Holme II’nin yönü, Venüs gezegeninin sekiz yıllık döngüsüne göre hizalanmış. Araştırmacılar, her sekiz yılda bir Samhain (bugünkü Cadılar Bayramı) zamanı bir tür ritüel kurbanın gerçekleştirildiğini öne sürüyor. Eğer bu teori doğruysa, Seahenge ve Holme II birbirini tamamlayan iki yapıya dönüşüyor: biri yazı ve sıcaklığı korumak için, diğeri ise doğanın dengesini yeniden sağlamak için. Güneşi gökyüzünde biraz daha tutmak isteyen toplum, aynı zamanda tanrılara bir şeyler borçlu olduğuna inanıyordu.

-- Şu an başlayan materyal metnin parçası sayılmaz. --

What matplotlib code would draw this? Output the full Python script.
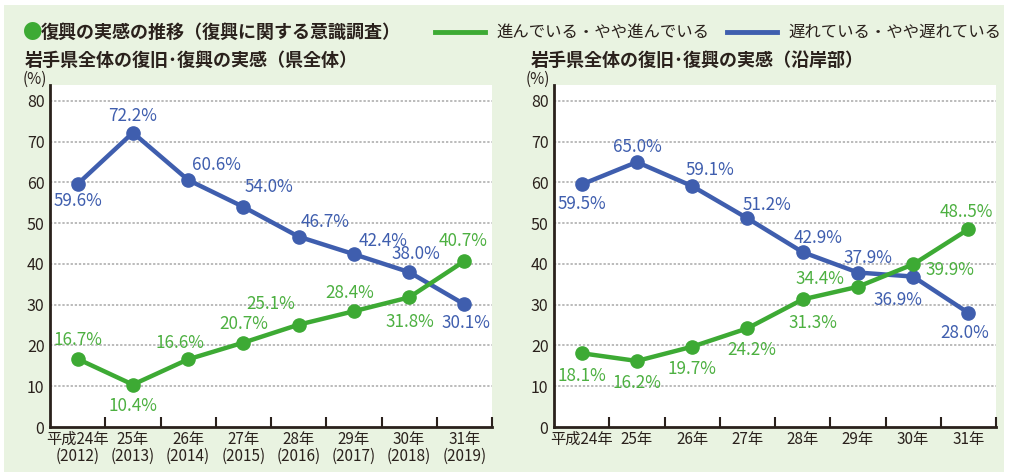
import matplotlib
matplotlib.use("Agg")
import matplotlib.pyplot as plt
from matplotlib.patches import Rectangle
from matplotlib.lines import Line2D

plt.rcParams['font.family'] = ['Noto Sans CJK JP', 'DejaVu Sans']

# ---------------- data ----------------
years_jp = ["平成24年", "25年", "26年", "27年", "28年", "29年", "30年", "31年"]
years_ad = ["(2012)", "(2013)", "(2014)", "(2015)", "(2016)", "(2017)", "(2018)", "(2019)"]

pref_progress = [16.7, 10.4, 16.6, 20.7, 25.1, 28.4, 31.8, 40.7]
pref_delayed = [59.6, 72.2, 60.6, 54.0, 46.7, 42.4, 38.0, 30.1]
coast_progress = [18.1, 16.2, 19.7, 24.2, 31.3, 34.4, 39.9, 48.5]
coast_delayed = [59.5, 65.0, 59.1, 51.2, 42.9, 37.9, 36.9, 28.0]
coast_progress_labels = ["18.1%", "16.2%", "19.7%", "24.2%", "31.3%", "34.4%", "39.9%", "48..5%"]

main_title = "復興の実感の推移（復興に関する意識調査）"
sub_left = "岩手県全体の復旧･復興の実感（県全体）"
sub_right = "岩手県全体の復旧･復興の実感（沿岸部）"
legend_progress = "進んでいる・やや進んでいる"
legend_delayed = "遅れている・やや遅れている"
unit_label = "(%)"

# ---------------- style ----------------
GREEN = "#3daa34"
GREEN_TXT = "#4db041"
BLUE = "#3f5eae"
DARK = "#2a211c"
BG = "#e9f3e1"
GRID = "#a8a8a8"

# label offsets (pixels)
off_pref_prog = [(0, 19), (0, -21), (-8, 16), (0, 19), (-28, 21), (-4, 18), (1, -25), (-1, 20)]
off_pref_del = [(0, -17), (0, 17), (28, 15), (26, 20), (26, 15), (29, 13), (7, 18), (2, -19)]
off_coast_prog = [(0, -23), (0, -22), (0, -22), (4, -22), (10, -24), (-38, 8), (37, -6), (-2, 17)]
off_coast_del = [(0, -20), (0, 15), (18, 16), (20, 13), (15, 14), (10, 15), (-15, -23), (-4, -20)]

W, H = 1010, 472
fig = plt.figure(figsize=(W / 100, H / 100), dpi=100)
fig.patch.set_facecolor("white")
fig.add_artist(Rectangle((4 / W, 0), 1000 / W, 1 - 5 / H, transform=fig.transFigure,
                         facecolor=BG, edgecolor="none", zorder=-10))


def px(x, y):
    return x / W, 1 - y / H


def draw_chart(left_px, prog, dele, prog_labels, off_p, off_d, two_line):
    ax = fig.add_axes([left_px / W, 1 - 427 / H, 442 / W, (427 - 85) / H])
    ax.set_facecolor("white")
    n = len(prog)
    xs = list(range(n))
    ax.set_xlim(-0.5, n - 0.5)
    ax.set_ylim(0, 83.9)
    for s in ["top", "right"]:
        ax.spines[s].set_visible(False)
    for s in ["left", "bottom"]:
        ax.spines[s].set_color(DARK)
        ax.spines[s].set_linewidth(2)
        ax.spines[s].set_zorder(5)
    ax.set_yticks(range(0, 81, 10))
    ax.tick_params(axis="y", length=0, pad=4, labelsize=11.5, labelcolor=DARK)
    for yv in range(10, 81, 10):
        ax.axhline(yv, color=GRID, lw=1.1, ls=(0, (1.5, 1.2)), zorder=1)
    # boundary ticks
    ax.set_xticks([i + 0.5 for i in range(n)], minor=False)
    ax.set_xticklabels([])
    ax.tick_params(axis="x", which="major", direction="in", length=7, width=1.5, color=DARK)
    ax.set_xticks(xs, minor=True)
    if two_line:
        labs = [f"{a}\n{b}" for a, b in zip(years_jp, years_ad)]
    else:
        labs = years_jp
    ax.set_xticklabels(labs, minor=True, linespacing=1.0)
    ax.tick_params(axis="x", which="minor", length=0, pad=3, labelsize=11, labelcolor=DARK)
    for t in ax.xaxis.get_minorticklabels():
        t.set_verticalalignment("top")
    ax.plot(xs, dele, color=BLUE, lw=3.2, marker="o", ms=9.5, zorder=3, clip_on=False)
    ax.plot(xs, prog, color=GREEN, lw=3.2, marker="o", ms=9.5, zorder=3, clip_on=False)
    for x, v, lab, o in zip(xs, prog, prog_labels, off_p):
        ax.annotate(lab, (x, v), xytext=o, textcoords="offset pixels", ha="center",
                    va="center", color=GREEN_TXT, fontsize=12.3, zorder=6)
    for x, v, o in zip(xs, dele, off_d):
        ax.annotate(f"{v:.1f}%", (x, v), xytext=o, textcoords="offset pixels", ha="center",
                    va="center", color=BLUE, fontsize=12.3, zorder=6)
    return ax


draw_chart(50, pref_progress, pref_delayed, [f"{v:.1f}%" for v in pref_progress],
           off_pref_prog, off_pref_del, True)
draw_chart(554, coast_progress, coast_delayed, coast_progress_labels,
           off_coast_prog, off_coast_del, False)

# title
fig.text(*px(23, 32), "●", color=GREEN, fontsize=14, fontweight="bold", va="center")
fig.text(*px(41, 32), main_title, color=DARK, fontsize=13, fontweight="bold", va="center")
fig.text(*px(25, 60), sub_left, color=DARK, fontsize=13, fontweight="bold", va="center")
fig.text(*px(531, 60), sub_right, color=DARK, fontsize=13, fontweight="bold", va="center")
fig.text(*px(23, 79), unit_label, color=DARK, fontsize=11, va="center")
fig.text(*px(526, 79), unit_label, color=DARK, fontsize=11, va="center")

# legend
fig.add_artist(Line2D([435 / W, 485 / W], [1 - 32 / H] * 2, color=GREEN, lw=3.5, transform=fig.transFigure))
fig.text(*px(496, 32), legend_progress, color=DARK, fontsize=11.8, va="center")
fig.add_artist(Line2D([727 / W, 777 / W], [1 - 32 / H] * 2, color=BLUE, lw=3.5, transform=fig.transFigure))
fig.text(*px(788, 32), legend_delayed, color=DARK, fontsize=11.8, va="center")

fig.savefig("out.png", dpi=100, facecolor=fig.get_facecolor())
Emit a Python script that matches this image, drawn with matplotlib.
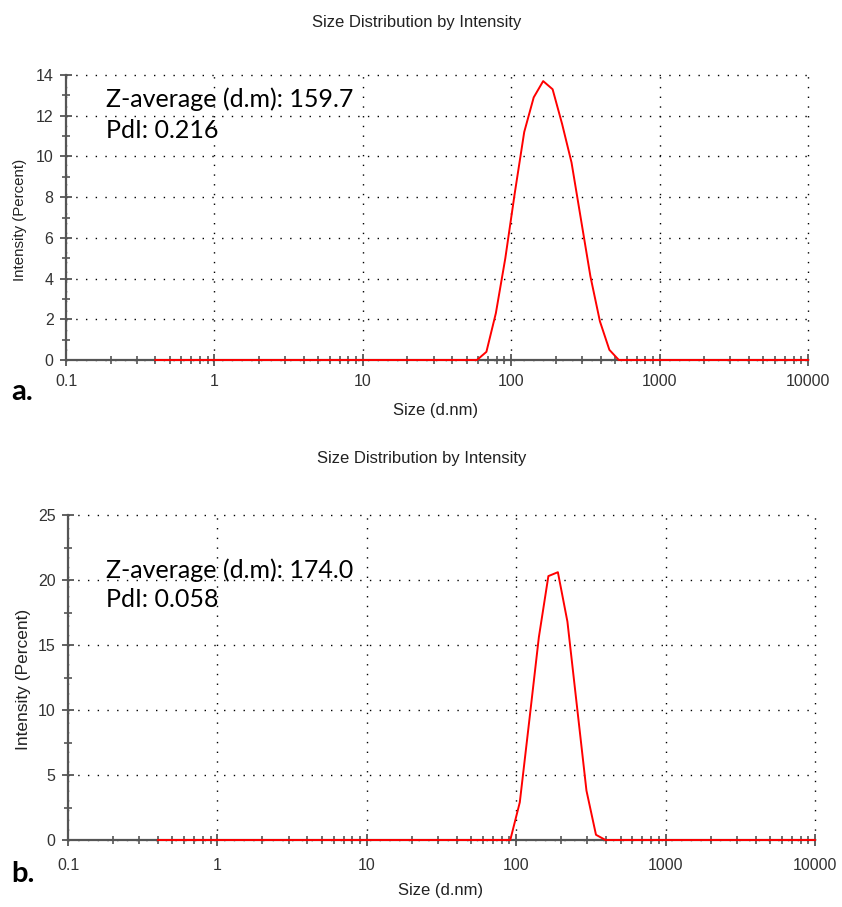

Bugün Seahenge’e baktığımızda sadece birkaç çürümüş ahşap kalıntısı görüyoruz
Ama 4.000 yıl önce burası, duaların gökyüzüne yükseldiği, davulların çaldığı, ateşlerin dans ettiği kutsal bir alandı. İnsanlar, doğayı ve mevsimleri anlamaya çalışırken aslında evrenle bağ kuruyordu. Aberdeen Üniversitesi’nden arkeolog David Nance’in söylediği gibi, bu yapılar o dönemin sadece dini değil, aynı zamanda iklimsel stresine verilen bir yanıttı.
Güneşin yönü, Venüs’ün döngüsü, guguk kuşunun ötüşü… Hepsi, insanın doğayı okumaya ve ondan anlam çıkarmaya çalıştığı bir sistemin parçalarıydı. Belki Seahenge, yazı uzatmak için yapılmıştı. Belki de insanların doğaya biraz daha sıcaklık için ettiği bir dua gibiydi. Ama ne olursa olsun, bize şunu hatırlatıyor: 4.000 yıl önce bile, insanlar gökyüzüne bakıyor ve aynı şeyi diliyordu, “Biraz daha ışık, biraz daha yaz.”
Seahenge, insanlığın doğayla kurduğu en eski anlaşmalardan birinin kalıntısı gibi
Güneşi biraz daha uzun tutma isteği, bir anlamda varoluşun temel dürtüsünü yansıtıyor: sıcaklık, bereket, yaşam. O dönemin halkı için bu çemberler sadece ritüel alanları değil, umudun ta kendisiydi. Bugün yaz gündönümünde insanlar hala Stonehenge’de toplanıyor, ateşler yakıyor, dans ediyor. Belki de farkında olmadan, 4.000 yıl önce Seahenge çevresinde yapılan o eski duaları tekrarlıyorlar. Çünkü insan değişse de gökyüzüne bakarken duyduğu hayranlık hiç değişmiyor.